Yes, I believe that Estonian residents will not be asking European institutions for vaccines. They will ask the central government and the Tallinn city government.

We must also keep in mind that we need two doses of the vaccine [per person] and that the vaccine is effective for a period of six months, while we may not be able to defeat the coronavirus in that time. This means we might need a second round of vaccination, and that is something that needs to be considered today.

The Health Board forecasts 2,600 daily cases in two weeks’ time. What will the city government do in that situation?

Tallinn started taking precautionary measures in September. We launched a mass awareness campaign in October and handed out a million masks last year. We are currently handing out masks on public transport vehicles and to people belonging to different social groups.

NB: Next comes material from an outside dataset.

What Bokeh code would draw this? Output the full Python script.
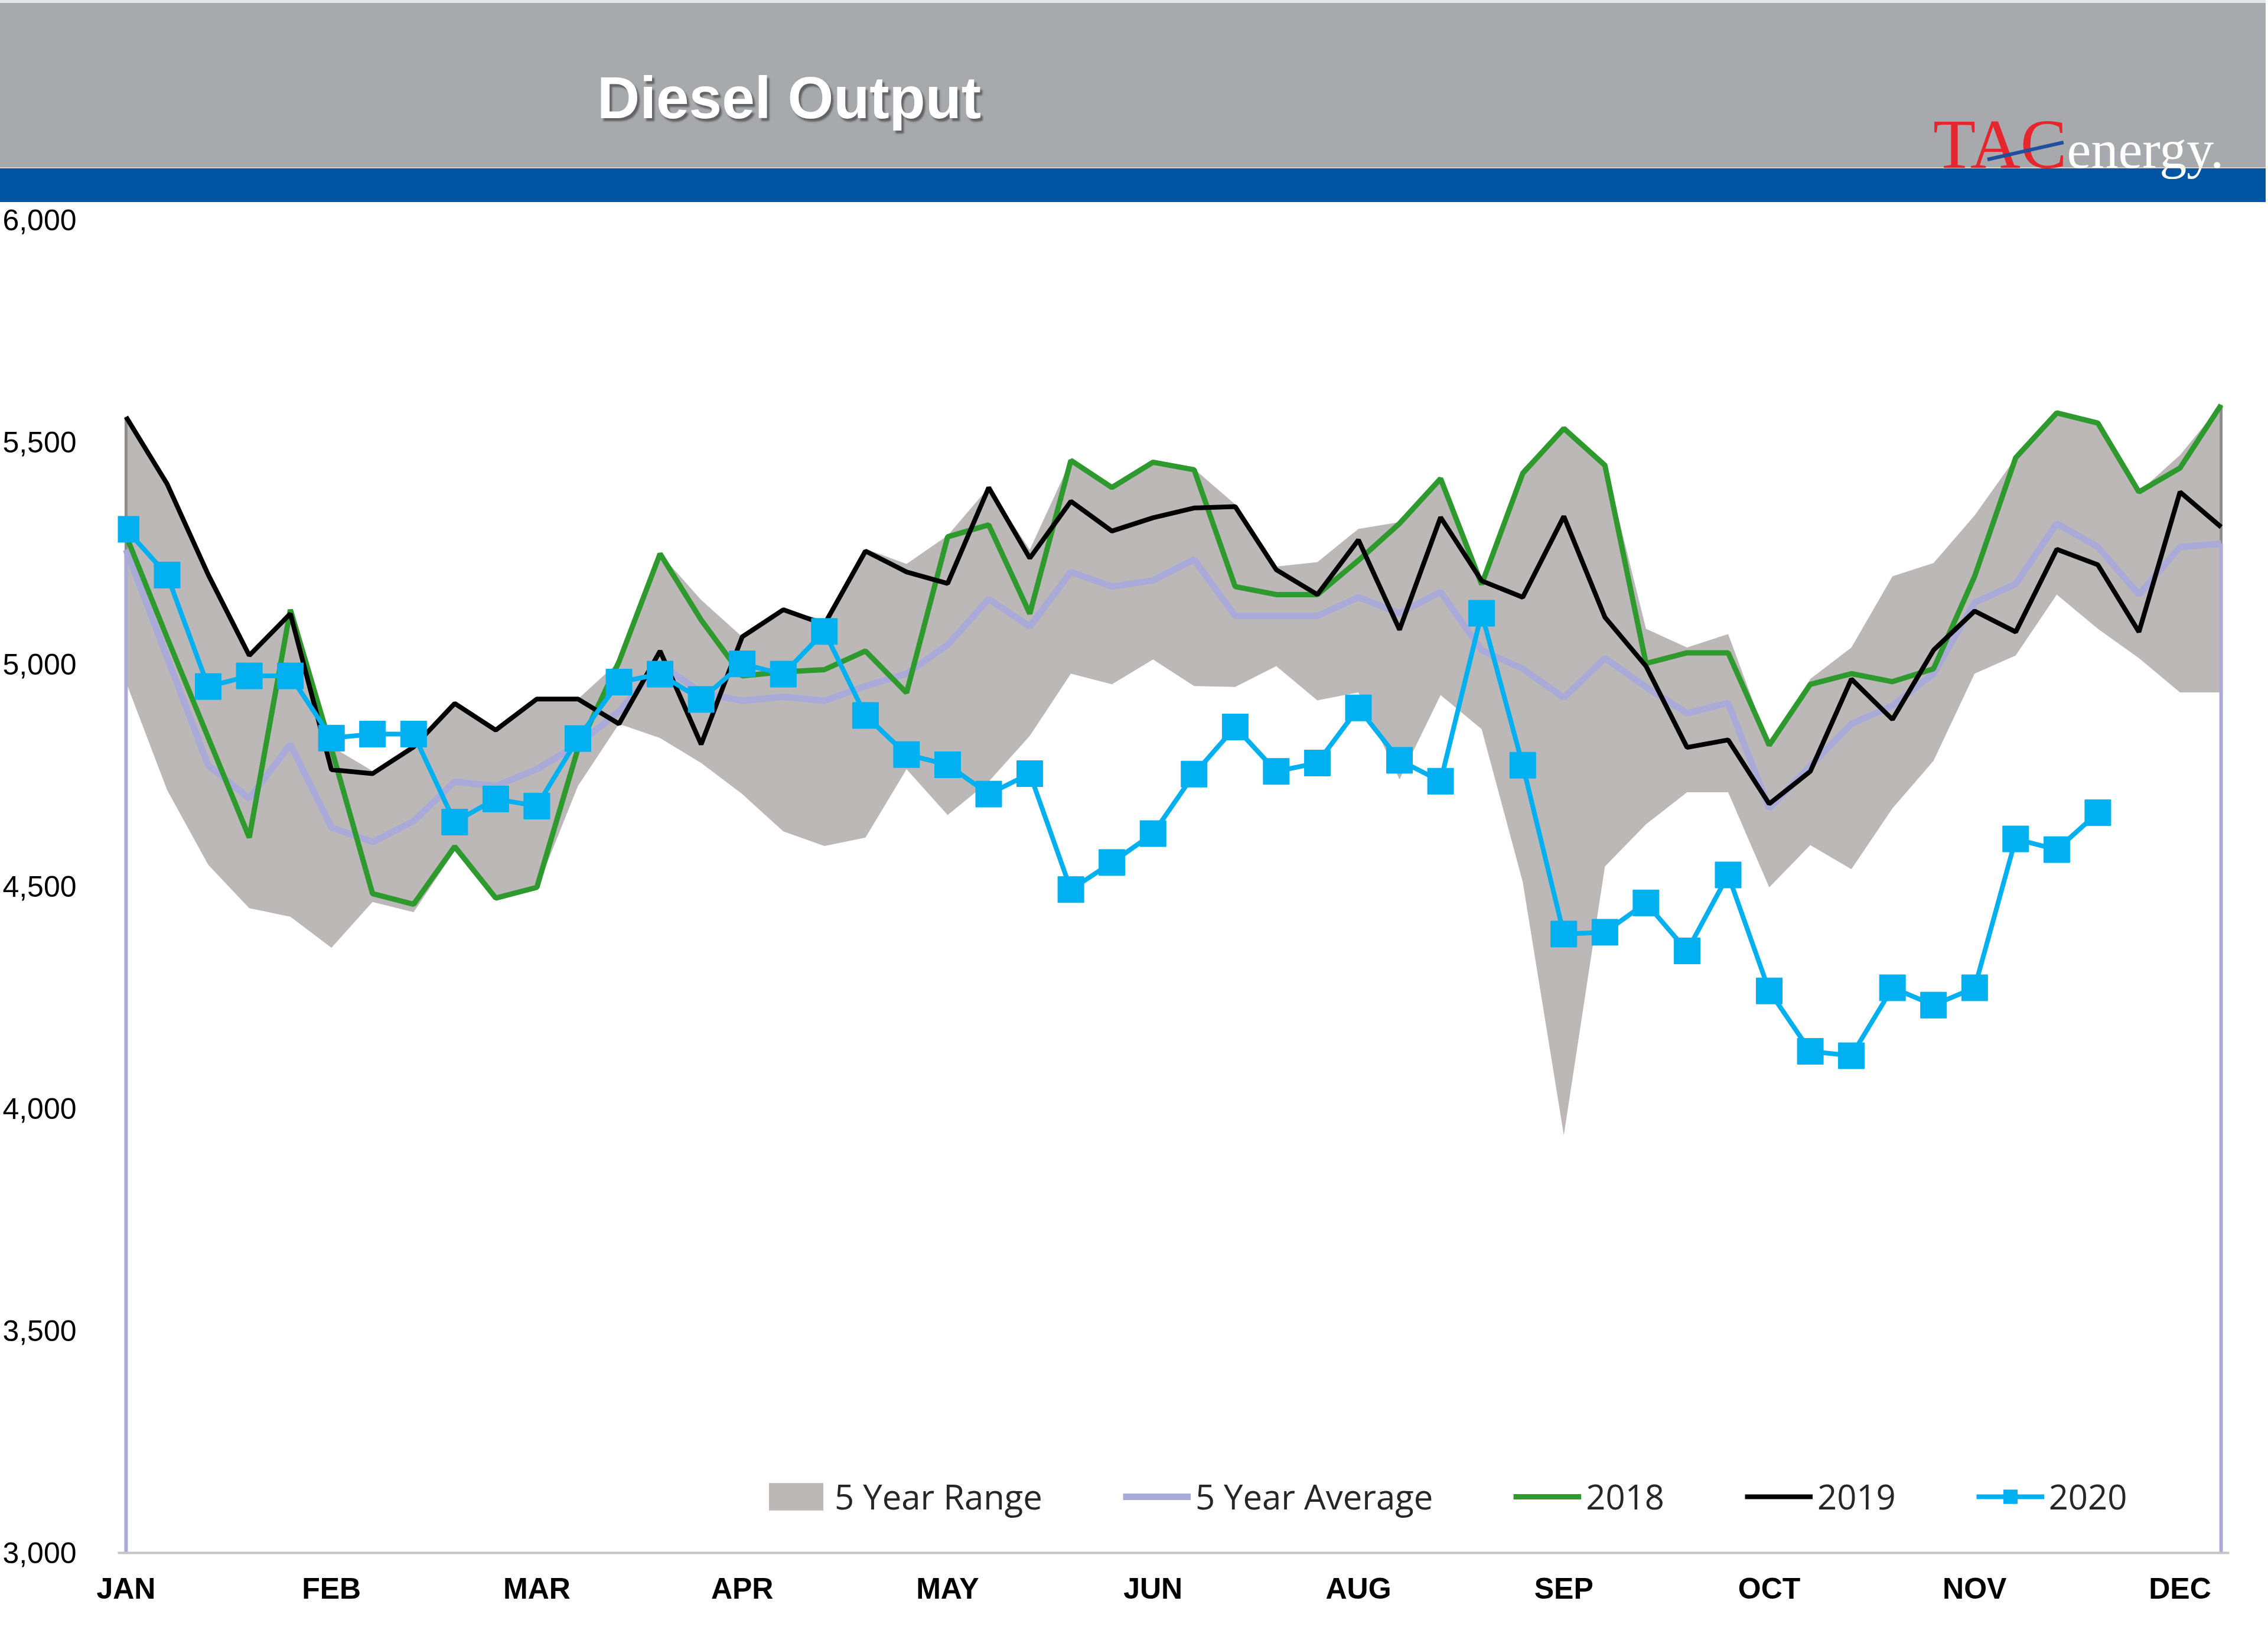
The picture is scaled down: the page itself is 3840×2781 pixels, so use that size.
from bokeh.plotting import figure
from bokeh.models import (Range1d, FixedTicker, NumeralTickFormatter, Legend,
                          LegendItem, ColumnDataSource, Div)
from bokeh.layouts import column
from bokeh.embed import file_html
from bokeh.resources import INLINE

# ---------------- data (thousand b/d, weekly) ----------------
WEEKS = list(range(52))
RANGE_HIGH = [5557, 5408, 5202, 5020, 5123, 4815, 4760, 4815, 4913, 4852,
              4922, 4922, 5006, 5249, 5145, 5062, 5123, 5100, 5260, 5226,
              5290, 5398, 5258, 5459, 5398, 5455, 5440, 5360, 5220, 5230,
              5305, 5320, 5420, 5190, 5440, 5531, 5454, 5080, 5038, 5068,
              4818, 4967, 5038, 5198, 5228, 5335, 5465, 5566, 5543, 5388,
              5471, 5584]
RANGE_LOW = [4960, 4717, 4549, 4451, 4432, 4362, 4465, 4442, 4580, 4470,
             4495, 4726, 4866, 4834, 4778, 4708, 4624, 4591, 4610, 4764,
             4661, 4736, 4839, 4979, 4955, 5011, 4951, 4949, 4996, 4919,
             4937, 4741, 4931, 4854, 4510, 3940, 4545, 4640, 4712, 4712,
             4498, 4593, 4539, 4676, 4783, 4979, 5020, 5157, 5080, 5014,
             4937, 4937]
AVG_5YR = [5258, 5016, 4773, 4698, 4820, 4633, 4600, 4647, 4736, 4726,
           4764, 4820, 4894, 5002, 4936, 4918, 4927, 4918, 4951, 4979,
           5044, 5147, 5085, 5208, 5175, 5189, 5236, 5109, 5109, 5109,
           5151, 5115, 5163, 5032, 4990, 4925, 5014, 4949, 4890, 4913,
           4676, 4771, 4866, 4907, 4979, 5139, 5181, 5317, 5264, 5157,
           5264, 5272]
Y2018 = [5290, 5060, 4835, 4610, 5123, 4810, 4484, 4460, 4590, 4474,
         4498, 4810, 5006, 5249, 5100, 4974, 4983, 4988, 5030, 4936,
         5287, 5314, 5114, 5459, 5398, 5455, 5438, 5175, 5157, 5157,
         5234, 5317, 5418, 5180, 5430, 5531, 5448, 5002, 5026, 5026,
         4818, 4955, 4979, 4961, 4990, 5198, 5465, 5566, 5543, 5388,
         5442, 5584]
Y2019 = [5557, 5406, 5202, 5020, 5114, 4763, 4754, 4814, 4912, 4852,
         4922, 4922, 4866, 5030, 4820, 5062, 5123, 5090, 5255, 5208,
         5182, 5398, 5239, 5367, 5300, 5330, 5352, 5355, 5213, 5157,
         5280, 5078, 5331, 5188, 5151, 5333, 5106, 4996, 4813, 4830,
         4686, 4759, 4967, 4876, 5032, 5120, 5073, 5259, 5224, 5073,
         5388, 5309]
Y2020 = [5304, 5201, 4950, 4974, 4974, 4834, 4843, 4843, 4645, 4697,
         4681, 4833, 4960, 4978, 4921, 5001, 4978, 5074, 4885, 4797,
         4774, 4708, 4754, 4493, 4554, 4619, 4753, 4859, 4759, 4778,
         4902, 4784, 4737, 5115, 4773, 4393, 4397, 4463, 4355, 4526,
         4265, 4129, 4119, 4272, 4233, 4272, 4607, 4583, 4666]
MONTH_TICKS = [0, 5, 10, 15, 20, 25, 30, 35, 40, 45, 50]
MONTH_LABELS = ["JAN", "FEB", "MAR", "APR", "MAY", "JUN", "AUG", "SEP",
                "OCT", "NOV", "DEC"]
Y_TICKS = [3000, 3500, 4000, 4500, 5000, 5500, 6000]
Y_MIN, Y_MAX = 3000, 6000
TITLE = "Diesel Output"

W = 3836
HEADER_H = 342
MAIN_H = 2435

# ---------------- header band (HTML) ----------------
header_html = f"""
<div style="position:relative;width:{W}px;height:{HEADER_H}px;background:#a8a9ad;overflow:hidden;margin:0;padding:0;">
  <div style="position:absolute;left:0;top:0;width:{W}px;height:5px;background:#e4e5e6;"></div>
  <div style="position:absolute;left:0;top:283px;width:{W}px;height:2px;background:#d6d1cc;"></div>
  <div style="position:absolute;left:0;top:285px;width:{W}px;height:{HEADER_H - 285}px;background:#0054a4;"></div>
  <div style="position:absolute;left:1011px;top:105px;font-family:'Liberation Sans';font-weight:bold;
       font-size:100px;line-height:120px;color:#ffffff;white-space:nowrap;letter-spacing:0px;
       text-shadow:4px 5px 3px rgba(40,40,40,0.55);">{TITLE}</div>
  <div style="position:absolute;left:3273px;top:187px;font-family:'Liberation Serif';font-size:115px;
       line-height:115px;white-space:nowrap;">
    <span style="color:#e5262c;font-size:118px;">TAC</span><span style="color:#ffffff;font-size:92px;">energy.</span>
  </div>
  <div style="position:absolute;left:3365px;top:267px;width:132px;height:6px;background:#1f4f9e;
       transform-origin:0 50%;transform:rotate(-12.7deg);"></div>
</div>
"""
header = Div(text=header_html, width=W, height=HEADER_H, margin=(0, 0, 0, 0))

# ---------------- main chart ----------------
p = figure(width=W, height=MAIN_H, x_range=Range1d(-0.2, 51.2), y_range=Range1d(Y_MIN, Y_MAX),
           output_backend="svg", toolbar_location=None,
           min_border_left=199, min_border_right=62, min_border_top=30, min_border_bottom=149)
p.outline_line_color = None
p.xgrid.visible = False
p.ygrid.visible = False
p.background_fill_color = "white"

src = ColumnDataSource(dict(week=WEEKS, high=RANGE_HIGH, low=RANGE_LOW, avg=AVG_5YR,
                            y18=Y2018, y19=Y2019))
src20 = ColumnDataSource(dict(week=WEEKS[:len(Y2020)], y20=Y2020))

r_range = p.varea(x="week", y1="low", y2="high", source=src, fill_color="#bcb8b8")
# darker band edges at both ends
p.segment(x0=[WEEKS[0], WEEKS[-1]], y0=[RANGE_LOW[0], RANGE_LOW[-1]],
          x1=[WEEKS[0], WEEKS[-1]], y1=[RANGE_HIGH[0], RANGE_HIGH[-1]],
          line_color="#8e8b8b", line_width=5)
# average drops to the axis at both ends (as in the source)
p.segment(x0=[WEEKS[0], WEEKS[-1]], y0=[AVG_5YR[0], AVG_5YR[-1]],
          x1=[WEEKS[0], WEEKS[-1]], y1=[Y_MIN, Y_MIN],
          line_color="#aaaad9", line_width=6)
r_avg = p.line("week", "avg", source=src, line_color="#aaaad9", line_width=11)
r18 = p.line("week", "y18", source=src, line_color="#2e9a2e", line_width=9)
r19 = p.line("week", "y19", source=src, line_color="#000000", line_width=8)
r20l = p.line("week", "y20", source=src20, line_color="#00b0f0", line_width=8)
r20m = p.scatter("week", "y20", source=src20, marker="square", size=44,
                 fill_color="#00b0f0", line_color="#00b0f0")

# axes
p.xaxis.ticker = FixedTicker(ticks=MONTH_TICKS)
p.xaxis.major_label_overrides = {t: l for t, l in zip(MONTH_TICKS, MONTH_LABELS)}
p.xaxis.major_label_text_font = "Liberation Sans"
p.xaxis.major_label_text_font_style = "bold"
p.xaxis.major_label_text_font_size = "50px"
p.xaxis.major_label_text_color = "black"
p.xaxis.major_label_standoff = 26
p.xaxis.axis_line_color = "#c4c4c4"
p.xaxis.axis_line_width = 4
p.xaxis.major_tick_line_color = None
p.xaxis.minor_tick_line_color = None

p.yaxis.ticker = FixedTicker(ticks=Y_TICKS)
p.yaxis.formatter = NumeralTickFormatter(format="0,0")
p.yaxis.major_label_text_font = "Liberation Sans"
p.yaxis.major_label_text_font_size = "50px"
p.yaxis.major_label_text_color = "black"
p.yaxis.major_label_standoff = 64
p.yaxis.axis_line_color = None
p.yaxis.major_tick_line_color = None
p.yaxis.minor_tick_line_color = None

legend = Legend(items=[
    LegendItem(label="5 Year Range", renderers=[r_range]),
    LegendItem(label="5 Year Average", renderers=[r_avg]),
    LegendItem(label="2018", renderers=[r18]),
    LegendItem(label="2019", renderers=[r19]),
    LegendItem(label="2020", renderers=[r20l, r20m]),
], orientation="horizontal", location=(1091, 56))
legend.background_fill_alpha = 0
legend.border_line_color = None
legend.padding = 0
legend.margin = 0
legend.spacing = 136
legend.glyph_width = 115
legend.glyph_height = 58
legend.label_height = 58
legend.label_standoff = 8
legend.label_text_font = "Open Sans"
legend.label_text_font_size = "58px"
legend.label_text_color = "#262626"
p.add_layout(legend)

layout = column(header, p, spacing=0)
open("out.html", "w").write(file_html(layout, INLINE))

The Health Board notifies us of buildings that have outbreaks or where more than five people have taken ill. Tallinn will be sending information booklets and masks to all apartment associations.

How many apartment associations have COVID-19 outbreaks in Tallinn?

Two days ago, we had 100 buildings in Lasnamäe that is Tallinn’s largest district. While we initially sought to only campaign in Lasnamäe, we have expanded the measure to cover all districts.

What to do with Lasnamäe where the infection rate is among the highest in Estonia? The radical idea of temporarily locking down Lasnamäe has been discussed.

That experiment was done around New Year’s when Tallinn and Ida-Viru County were locked down while the rest of Estonia remained open. Tallinners simply went elsewhere for their needs. I think that was why the infection started spreading more quickly outside the capital.

I think that this kind of labelling is misguided. It was not right to blame the residents of Saaremaa during the first wave, just like we have no reason to say something like that about people in Lasnamäe or Maardu today.

Tallinn has the eighth highest infection rate in Estonia, while it is the largest municipality, with Lasnamäe district alone having more residents than [Estonia’s second largest city] Tartu. It is inevitable that the infection rate is highest in such districts.